Florida House Rep. Chase Tremont told the Port Orange City Council that state lawmakers are actively studying proposals to change or eliminate property taxes but cautioned that any change must preserve the revenue that funds local services.
"If a government can confiscate your home for lack of paying basically what, for lack of a better term, could be considered a rent, then you don't really own it," Tremont said during a legislative update to the council. He said he serves on the Select Committee on Property Taxes and that the panel includes former city and county officials who understand local budgets.
Tremont said advocates for reducing or removing ad valorem taxes share concerns about homeowners’ long-term costs, but he emphasized the practical challenge of replacing municipal revenue streams. "I don't perceive of it being that way," he said of the idea that cities could simply absorb the loss of property tax revenue. He noted that essential public services — police, fire, EMS and code enforcement — are funded by those local revenues.
Tremont urged the legislature to develop a statewide tool municipal finance teams could use to model revenue-replacement scenarios. "There needs to be a model or a way to plug in that information to see where is the shortfalls gonna where are they gonna come and how do you make them up," he said, adding that a standard model would let each municipality estimate impacts and feed that analysis back to lawmakers.
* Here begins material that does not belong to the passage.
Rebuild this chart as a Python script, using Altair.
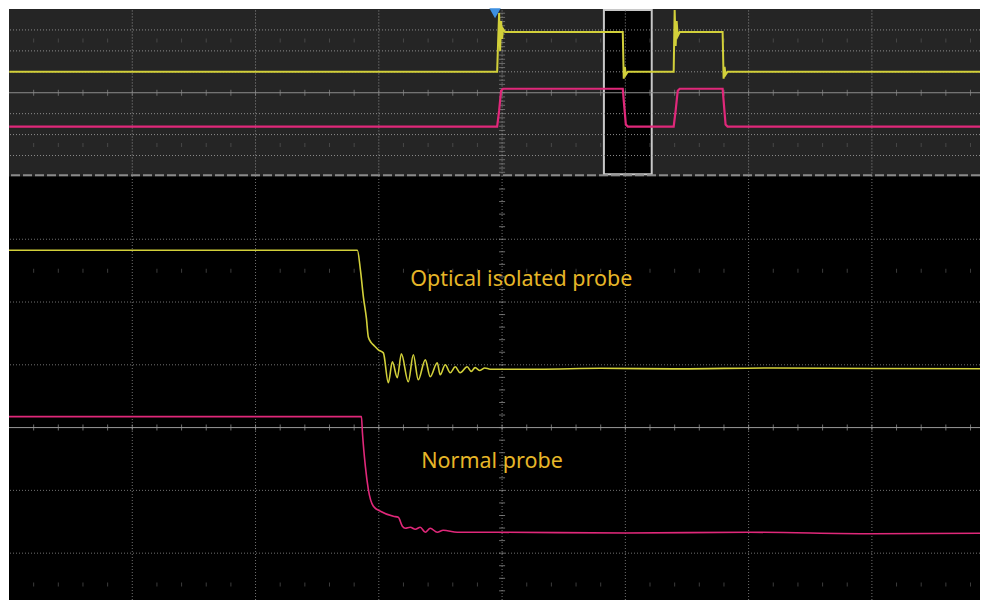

Council members pressed him on equity concerns for seniors and low-income homeowners and on how any shift to sales tax or other statewide revenue sources would be distributed. Tremont said distribution formulas are likely to be discussed and warned of the risk that a state-decided allocation could not match local service demands.
Tremont also credited Port Orange’s staff and elected officials with returning state appropriations to the city this year, calling the city's results a strong example of sustained advocacy in Tallahassee. "Every city in District 30 that asked for funding, received funding," he said, noting the city’s success despite a veto on one Ponce Inlet project.
The session closed with council members thanking Tremont for staying engaged with city staff and asking him to continue communicating developments from his committee.